Religion
- Affiliation: Judaism
- Rite: Conservative/Unaffiliated
- Leadership: Cantor
- Status: Active

Location
- Location: 775 Weller Street Peterborough, Ontario K9J 6Y7
- Interactive map of Beth Israel Synagogue (Peterborough, Ontario)
- Coordinates: 44°18′06″N 78°20′40″W﻿ / ﻿44.30176°N 78.34442°W

Architecture
- Architect: Eberhard Zeidler
- Completed: 1964

Website
- jccpeterborough.com

= Beth Israel Synagogue (Peterborough, Ontario) =

Synagogue in Peterborough, Ontario

The Beth Israel Synagogue is a synagogue in Peterborough, Ontario, Canada.

==History==
According to Canadian census documents, there have been Jews in Peterborough since 1811, with numbers climbing slowly but surely: to 29 people identifying as Jewish in 1911, 136 (out of a total Peterborough population of 25,350) in 1921, and to 256 Jewish people in 1961. The Jewish population has remained relatively steady since that time, with the 2001 national census showing over 300 Jews in Peterborough. Today, the Congregation Beth Israel includes about 35 participating families who live in Peterborough and surrounding areas.

In 1911, with the community growing, a committee formed to seek a man to serve as Schochet, teacher and Chazan. They found and hired Philip Black who "with great zeal and dedication began to build the spiritual life of the Jewish Community". From the early 1900s until as late as 1940, a system was in place whereby money was collected (at first 50 cents per family per week) to pay the Schochet. Black served for two years, married, and, with the community being unable to support a full-time professional, Black took up as a merchant, while continuing as an active member of the Jewish community. Families active in Jewish Community life in Peterborough around the turn of the last century onward included (but were certainly not limited to) Blacks, Florences, Lows, Swartzes, Sukoffs, Zacks, and Cherneys, Greens, and Fines.

In the earliest days of Jewish community life, services took place in homes, with public space being rented for High Holiday services. In 1922, the community leased a house (where the Schohet lived), with a hall on the second floor, located on Water Street. In 1928, with the growth of the community, the Hadassah Chapter began raising money for a synagogue.

In 1933, a house owned by the late Abraham Swartz on Aylmer Street was purchased and remodeled into a synagogue. It was then that the name of the Peterborough Jewish Society was changed to Congregation Beth Israel.
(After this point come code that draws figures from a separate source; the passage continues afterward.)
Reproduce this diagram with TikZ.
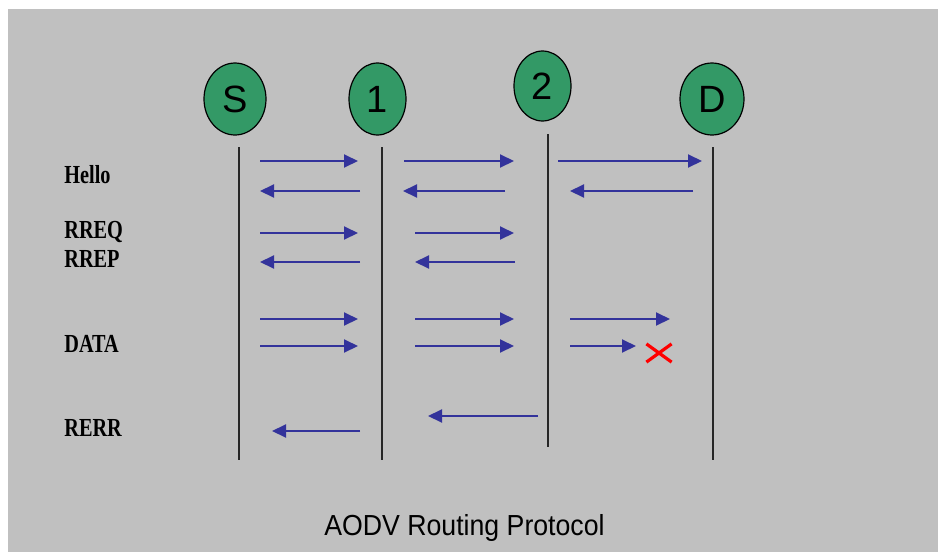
\documentclass[tikz,border=0pt]{standalone}
\usepackage{fontspec}
\setmainfont{Liberation Serif}
\setsansfont{Liberation Sans}
\usetikzlibrary{arrows.meta, shapes.geometric, shapes.misc}
\definecolor{aodvgray}{RGB}{192, 192, 192}
\definecolor{aodvgreen}{RGB}{51, 153, 102}
\definecolor{aodvblue}{RGB}{51, 51, 155}

\begin{document}
\begin{tikzpicture}[
    x=0.5pt, y=-0.5pt,
    station/.style={ellipse, draw=black, line width=0.6pt, fill=aodvgreen,
                    inner sep=0pt, minimum height=36pt,
                    font=\sffamily\fontsize{19}{19}\selectfont},
    life/.style={line width=0.8pt, black!85},
    msg/.style={-{Triangle[length=7pt, width=6.5pt]}, line width=1pt, aodvblue},
    tag/.style={anchor=base west, inner sep=0pt,
                font=\fontsize{13}{13}\selectfont\bfseries},
  ]

  % ── background ──────────────────────────────────
  \useasboundingbox (0,0) rectangle (938,552);
  \fill[white] (0,0) rectangle (938,552);
  \fill[aodvgray] (8,9) rectangle (938,552);

  % ── stations ────────────────────────────────────
  \node[station, minimum width=31pt] (s) at (235, 99) {S};
  \node[station, minimum width=28.5pt] (n1) at (377.5, 99) {1};
  \node[station, minimum width=28.5pt, minimum height=35pt] (n2) at (542.5, 86) {2};
  \node[station, minimum width=32pt] (d) at (712, 99) {D};

  \coordinate (sbot)  at (239, 460);
  \coordinate (n1bot) at (382, 460);
  \coordinate (n2bot) at (548, 447);
  \coordinate (dbot)  at (713, 460);

  \draw[life] (239, 147) -- (sbot);
  \draw[life] (382, 147) -- (n1bot);
  \draw[life] (548, 134) -- (n2bot);
  \draw[life] (713, 147) -- (dbot);

  % ── message labels ──────────────────────────────
  \node[tag] (hello) at (64, 183) {\scalebox{0.78}[1]{Hello}};
  \node[tag] (rreq)  at (64, 238) {\scalebox{0.78}[1]{RREQ}};
  \node[tag] (rrep)  at (64, 267) {\scalebox{0.78}[1]{RREP}};
  \node[tag] (data)  at (64, 352) {\scalebox{0.78}[1]{DATA}};
  \node[tag] (rerr)  at (64, 436) {\scalebox{0.78}[1]{RERR}};

  % ── messages ────────────────────────────────────
  % hello
  \draw[msg] (260, 161) -- (358, 161);
  \draw[msg] (404, 161) -- (514, 161);
  \draw[msg] (558, 161) -- (702, 161);
  \draw[msg] (360, 191) -- (260, 191);
  \draw[msg] (505, 191) -- (403, 191);
  \draw[msg] (693, 191) -- (570, 191);

  % route request / reply
  \draw[msg] (260, 233) -- (358, 233);
  \draw[msg] (415, 233) -- (514, 233);
  \draw[msg] (360, 262) -- (260, 262);
  \draw[msg] (515, 262) -- (415, 262);

  % data
  \foreach \y in {319, 346} {
    \draw[msg] (260, \y) -- (358, \y);
    \draw[msg] (415, \y) -- (514, \y);
  }
  \draw[msg] (570, 319) -- (670, 319);
  \draw[msg] (570, 346) -- (636, 346);
  \node[cross out, draw=red, line width=1.6pt, inner sep=0pt,
        minimum width=11pt, minimum height=7.5pt] (lost) at (659, 353) {};

  % route error
  \draw[msg] (360, 431) -- (272, 431);
  \draw[msg] (538, 416) -- (428, 416);

  % ── caption ─────────────────────────────────────
  \node[font=\sffamily\fontsize{14.5}{14.5}\selectfont, anchor=base]
        (caption) at (464.5, 535) {\scalebox{0.92}[1]{AODV Routing Protocol}};

\end{tikzpicture}
\end{document}
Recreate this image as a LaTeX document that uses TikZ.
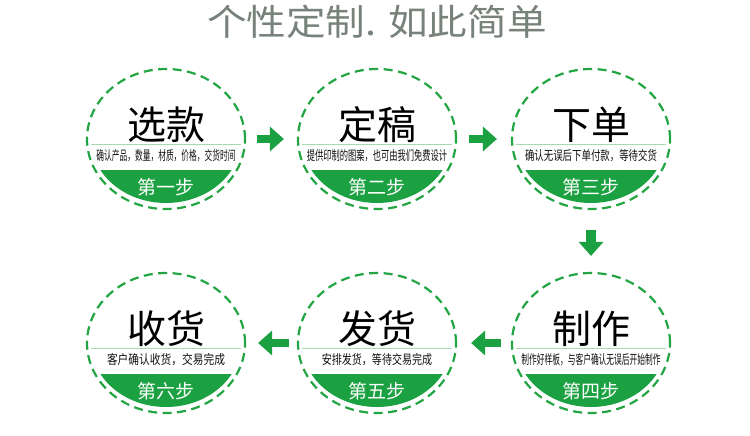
\documentclass[tikz,border=0pt]{standalone}
\usepackage{fontspec}
\setmainfont{Noto Sans CJK SC}
\usetikzlibrary{shapes.geometric,arrows.meta,calc}
\definecolor{stepgreen}{HTML}{1BA141}
\definecolor{dashgreen}{HTML}{22A542}
\definecolor{titlegray}{HTML}{76827A}
\definecolor{sepline}{HTML}{A6D9B0}
\definecolor{subgray}{HTML}{111111}
\tikzset{
  ring/.style={ellipse, draw=dashgreen, line width=2.2pt, dash pattern=on 9pt off 5.5pt,
    minimum width=158pt, minimum height=140pt, inner sep=0pt},
  maintext/.style={font=\fontsize{39}{42}\selectfont, text=black, inner sep=0pt},
  subtext/.style={font=\fontsize{13}{14}\selectfont, text=subgray, inner sep=0pt},
  steptext/.style={font=\fontsize{19}{21}\selectfont, text=white, inner sep=0pt},
  titletext/.style={font=\fontsize{36}{40}\selectfont, text=titlegray, inner sep=0pt},
  bigarrow/.style={draw=stepgreen, line width=8.5pt, -{Triangle[width=24pt,length=14pt]}},
}
\newcommand\stepcircle[7]{%
  \node[ring] (#1) at (#2,#3) {};
  \begin{scope}
    \clip (#1.center) ellipse [x radius=75pt, y radius=64pt];
    \fill[stepgreen] ($(#1.center)+(-80,31)$) rectangle ($(#1.center)+(80,70)$);
  \end{scope}
  \draw[sepline, line width=0.8pt] ($(#1.center)+(-75,5)$) -- ($(#1.center)+(75,5)$);
  \node[maintext] (#1-t) at ($(#1.center)+(0,-14)$) {#4};
  \node[subtext] (#1-s) at ($(#1.center)+(0,17)$) {\scalebox{#6}[1]{#5}};
  \node[steptext] (#1-n) at ($(#1.center)+(0,48)$) {#7};
}
\begin{document}
\begin{tikzpicture}[x=1pt,y=-1pt]
\useasboundingbox (0,0) rectangle (750,436);
\fill[white] (0,0) rectangle (750,436);
\node[titletext] (title) at (377,22) {\scalebox{1.1}[1]{个性定制. 如此简单}};
\stepcircle{c1}{166}{139}{选款}{确认产品，数量，材质，价格，交货时间}{0.595}{第一步}
\stepcircle{c2}{377}{139}{定稿}{提供印制的图案，也可由我们免费设计}{0.635}{第二步}
\stepcircle{c3}{591}{139}{下单}{确认无误后下单付款，等待交货}{0.725}{第三步}
\stepcircle{c4}{591}{343}{制作}{制作好样板，与客户确认无误后开始制作}{0.595}{第四步}
\stepcircle{c5}{377}{343}{发货}{安排发货，等待交易完成}{0.77}{第五步}
\stepcircle{c6}{166}{343}{收货}{客户确认收货，交易完成}{0.825}{第六步}
\draw[bigarrow, shorten <=11pt, shorten >=13pt] (c1) -- (c2);
\draw[bigarrow, shorten <=12pt, shorten >=14pt] (c2) -- (c3);
\draw[bigarrow, line width=10pt, shorten <=20pt, shorten >=16pt] (c3) -- (c4);
\draw[bigarrow, shorten <=10pt, shorten >=14pt] (c4) -- (c5);
\draw[bigarrow, shorten <=8pt, shorten >=12pt] (c5) -- (c6);
\end{tikzpicture}
\end{document}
Peterborough's Jewish population increased during World War II, and in 1945 the congregation moved to a larger centre on Reid Street that had formerly served as a Methodist Sunday School building. The current building on Weller Street was constructed in 1964, and inaugurated with much celebration and fanfare, winning an architectural award for Eb Zeidler, who later went on to design Toronto's Eaton Centre and other major works. In 2004, Beth Israel reached an agreement to share the building with the Unitarian Fellowship of Peterborough.

==Affiliation==
The Beth Israel Synagogue moved toward holding egalitarian services in the early 2000s. Its website notes that, while Jewish services in Peterborough have traditionally been Orthodox, the membership voted unanimously to adopt an egalitarian and "Conservative type" service in 2004. The Canadian Jewish Congress describes the synagogue as "Conservative/Unaffiliated" as of 2010.